“Wo geht’s denn hier nach Indien?” So oder so ähnlich muss 1498 eine Frage auf Vasco da Gamas Expedition gelautet haben. Denn ganz allein hat er den Weg nach Indien nicht entdeckt.
Ich gebe es zu. Als jemand, der sich gelegentlich verläuft, weil er nicht nach dem Weg fragte, fand ich die Vorstellung ein “Was geht: Einfach nach dem Weg fragen” einfach zu verlockend um die Geschichte nicht zu aufzuschreiben. Aber ich denke sie lohnt sich. Sie wird auch einen Nachfolger haben der keine 50 Jahre später stattfindet. Der erscheint dann aber in der Kategorie “Technik”.
Im Schulunterricht ist die Sache immer ganz einfach. Heinrich “der Seefahrer” von Portugal lässt im 15. Jahrhundert die afrikanische Küste erkunden und seine Nachfahrer führen die Erkundung weiter. 1488 entdeckt Bartholomeu Dias das Kap der Guten Hoffnung und 1492 glaubt ein Italiener namens Christopher Columbus einen kürzeren Weg nach Indien gefunden zu haben. Hat er natürlich nicht und er stahl trotzdem allen anderen die Show.
Dann endlich, 1497, starten Vasco da Gama und sein Bruder Paulo da Gama eine Expedition um das Kap der Guten Hoffnung herum. Und wie wir alle wissen, ist es von der Südspitze Afrikas nur ein Katzensprung bis nach Indien. Deswegen ist es nur normal, dass Vasco da Gama nach der mühevollen Erkundung der afrikanischen Westküste an der ihm gänzlich unbekannten Ostküste keinerlei Probleme hat, sofort den Weg nach Indien und wieder zurück findet, und das alles ohne auf irgendwelche Erfahrung der vor ihm gefahrenen zurückgreifen zu können.
Nun, also eigentlich geht das nicht. Überhaupt nicht.
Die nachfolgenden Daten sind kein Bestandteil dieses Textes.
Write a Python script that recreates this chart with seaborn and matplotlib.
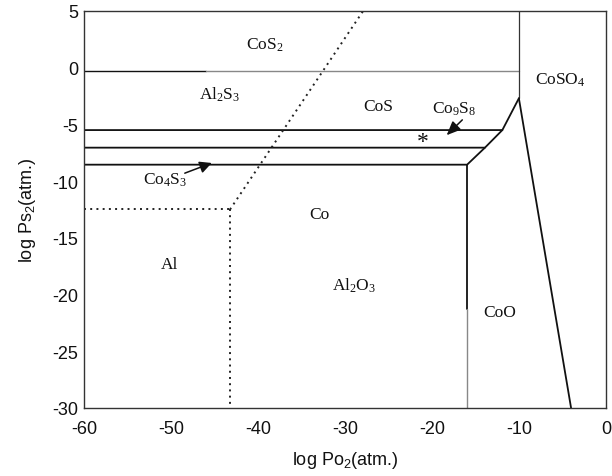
import matplotlib
matplotlib.use("Agg")
import matplotlib.pyplot as plt
import seaborn as sns
import pandas as pd

# ---- data ----
# solid Co-S-O boundaries
cos2_cos_x = [-60, -46]            # black part of the CoS2 / sulfide boundary
cos2_cos_y = [-0.3, -0.3]
cos2_cos_gray_x = [-46, -10]
cos2_cos_gray_y = [-0.3, -0.3]
coso4_top_x = [-10, -10]
coso4_top_y = [5, -2.7]
coso4_coo_x = [-10, -4]
coso4_coo_y = [-2.7, -30]
cos_co9s8_x = [-60, -11.9, -10]
cos_co9s8_y = [-5.5, -5.5, -2.7]
co9s8_co4s3_x = [-60, -13.9, -11.9]
co9s8_co4s3_y = [-7.05, -7.05, -5.5]
co4s3_co_x = [-60, -15.95, -13.9]
co4s3_co_y = [-8.55, -8.55, -7.05]
co_coo_x = [-15.95, -15.95]
co_coo_y = [-8.55, -21.3]
co_coo_gray_x = [-15.95, -15.95]
co_coo_gray_y = [-21.3, -30]

# dotted Al-S-O boundaries
al_dot_h_x = [-60, -43.2]
al_dot_h_y = [-12.5, -12.5]
al_dot_v_x = [-43.2, -43.2]
al_dot_v_y = [-12.5, -30]
al_dot_d_x = [-43.2, -27.9]
al_dot_d_y = [-12.5, 5]

# phase labels
labels = ["CoS$_2$", "Al$_2$S$_3$", "CoS", "Co$_9$S$_8$", "CoSO$_4$", "Co$_4$S$_3$",
          "Co", "Al", "Al$_2$O$_3$", "CoO"]
label_x = [-39.2, -44.4, -26.2, -17.4, -5.3, -50.7, -32.9, -50.1, -28.9, -12.2]
label_y = [2.1, -2.3, -3.4, -3.6, -1.0, -9.8, -12.9, -17.3, -19.1, -21.5]

x_ticks = [-60, -50, -40, -30, -20, -10, 0]
y_ticks = [5, 0, -5, -10, -15, -20, -25, -30]

# ---- figure ----
sns.set_theme(style="white")
plt.rcParams["font.family"] = ["Liberation Sans", "DejaVu Sans"]
plt.rcParams["mathtext.default"] = "regular"

fig = plt.figure(figsize=(6.12, 4.77), dpi=100)
ax = fig.add_axes([0.137, 0.1426, 0.853, 0.8323])


def seg(xs, ys, color="black", lw=1.1, ls="-"):
    df = pd.DataFrame({"x": xs, "y": ys})
    sns.lineplot(data=df, x="x", y="y", sort=False, estimator=None,
                 color=color, lw=lw, ls=ls, ax=ax)


seg(cos2_cos_x, cos2_cos_y, color="#111111", lw=1.0)
seg(cos2_cos_gray_x, cos2_cos_gray_y, color="#888888", lw=1.0)
seg(coso4_top_x, coso4_top_y, color="#333333", lw=0.9)
seg(coso4_coo_x, coso4_coo_y, color="#111111", lw=1.3)
seg(cos_co9s8_x, cos_co9s8_y, color="#111111", lw=1.3)
seg(co9s8_co4s3_x, co9s8_co4s3_y, color="#111111", lw=1.3)
seg(co4s3_co_x, co4s3_co_y, color="#111111", lw=1.3)
seg(co_coo_x, co_coo_y, color="#111111", lw=1.3)
seg(co_coo_gray_x, co_coo_gray_y, color="#888888", lw=1.0)

for xs, ys in [(al_dot_h_x, al_dot_h_y), (al_dot_v_x, al_dot_v_y), (al_dot_d_x, al_dot_d_y)]:
    seg(xs, ys, color="#222222", lw=1.4, ls=(0, (1, 2.2)))

serif = ["Liberation Serif", "DejaVu Serif"]
for t, x, y in zip(labels, label_x, label_y):
    ax.text(x, y, t, ha="center", va="center", fontsize=12.5, family=serif,
            color="#111111")

# asterisk
ax.text(-21.0, -6.5, "*", ha="center", va="center", fontsize=17, family=serif,
        color="#111111")

# arrows
ax.annotate("", xy=(-18.3, -5.95), xytext=(-16.5, -4.6),
            arrowprops=dict(arrowstyle="-|>,head_length=0.7,head_width=0.3",
                            color="#111111", lw=1.1, shrinkA=0, shrinkB=0))
ax.annotate("", xy=(-45.3, -8.4), xytext=(-48.4, -9.3),
            arrowprops=dict(arrowstyle="-|>,head_length=0.6,head_width=0.3",
                            color="#111111", lw=1.1, shrinkA=0, shrinkB=0))

ax.set_xlim(-60, 0)
ax.set_ylim(-30, 5)
ax.set_xticks(x_ticks)
ax.set_yticks(y_ticks)
ax.set_xticklabels([str(v) for v in x_ticks], fontsize=13)
ax.set_yticklabels([str(v) for v in y_ticks], fontsize=13)
ax.tick_params(axis="x", direction="in", length=5, width=1, pad=9, colors="#111111")
ax.tick_params(axis="y", direction="in", length=0, pad=4, colors="#111111")
ax.set_xlabel("log Po$_2$(atm.)", fontsize=13, labelpad=8, color="#111111")
ax.set_ylabel("log Ps$_2$(atm.)", fontsize=13, labelpad=10, color="#111111")

for s in ax.spines.values():
    s.set_color("#333333")
    s.set_linewidth(1.0)

fig.savefig("out.png", dpi=100)
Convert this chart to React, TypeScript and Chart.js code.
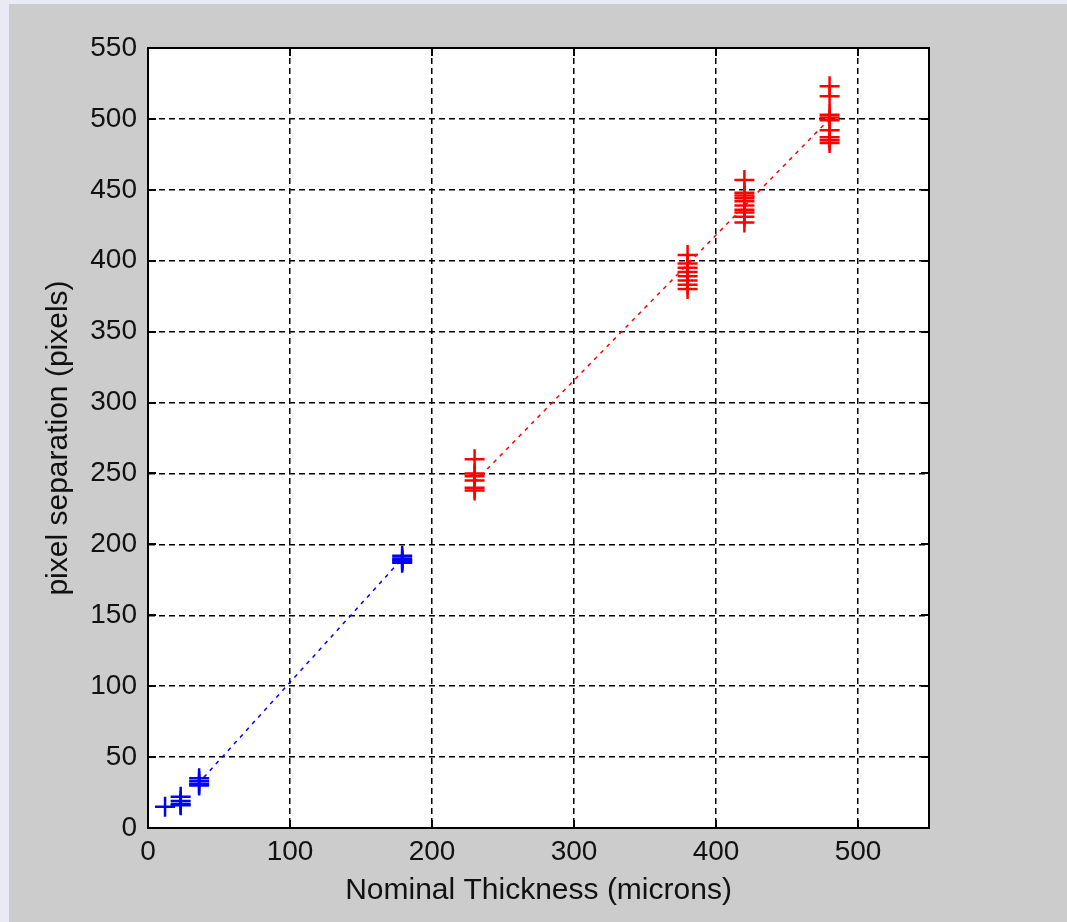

Das merkt man auch, wenn man sich den Verlauf der Reise anschaut:
(Quelle: Wikipedia)
Was um alles in der Welt, könnte Vasco Da Gama dazu verleitet haben, die unbekannte Küste zu verlassen und einen Kurs zu setzen, der ihn wie durch Magie direkt nach Indien führte? Noch dazu ohne auch nur den genauen Breitengrad, geschweige denn den Längengrad seines Ziels zu kennen? Ganz einfach: Er hat nach dem Weg gefragt.
Die Ostafrikanische Küste war keineswegs eine völlig unbewohnte Wildnis, wie über 80 Jahre zuvor auch schon die chinesische Expedition unter Zheng He feststellte. Das war ganz praktisch für Vasco da Gama, denn die Reise war bis dahin schon sehr lang und die Vorräte gingen zur Neige. Entlang der Küste gab es eine Reihe von arabischen Häfen und natürlich auch Schiffe die sie anliefen.
Die Flotte da Gamas überfiel einige dieser Schiffe um die Vorräte aufzufüllen. Schließlich erreichte man Mombasa und stellte fest, dass man dort nicht wohl gelitten war. Piraterie war noch nie ein sonderlich hoch angesehenes Geschäft. Aber weil der Feind meines Feindes mein Freund ist, wurde die Flotte weiter nördlich freundlich empfangen. Offenbar gab es Streit zwischen Malindi und Mombasa und da Gama konnte davon profitieren. In Malindi schließlich, traf man auf indische Händler und hörte sich um, ob denn hier nicht jemand den Weg nach Indien kennt.
Man wurde fündig. Im April brach die Flotte auf und keine vier Wochen später erreichte man Indien. Der Rückweg war weniger schnell. Diesmal ignorierte man den Rat der Leute, die sich im Handel auf diesem Ozean auskannten und brach auf, während der Monsun noch in die falsche Richtung blies.
Vier Monate kämpfte man auf offener See gegen den Wind an, bis man schließlich vor Somalia bei Mogadishu ankam, nach Süden Richtung Malindi segelte und einem Aufenthalt in der nun schon bekannten Stadt schließlich zurück nach Portugal segelte.
Weder auf dieser Reise, noch in der Zukunft haben sich die Portugiesen mit größerer Höflichkeit ausgezeichnet.
Keine 50 Jahre später haben Portugiesen noch weiter östlich einen Bürgerkrieg beendet, den größten Krieg der damaligen Welt verursacht und den Verlauf der Geschichte bis heute geändert. Aber was genau die Ankunft von einem Haufen portugiesischer Abenteurer in einer chinesischen Dschunke auf der japanischen Insel Tanegashima mit Kim Jong-Un zu tun hat, davon schreibe ich ein anderes mal.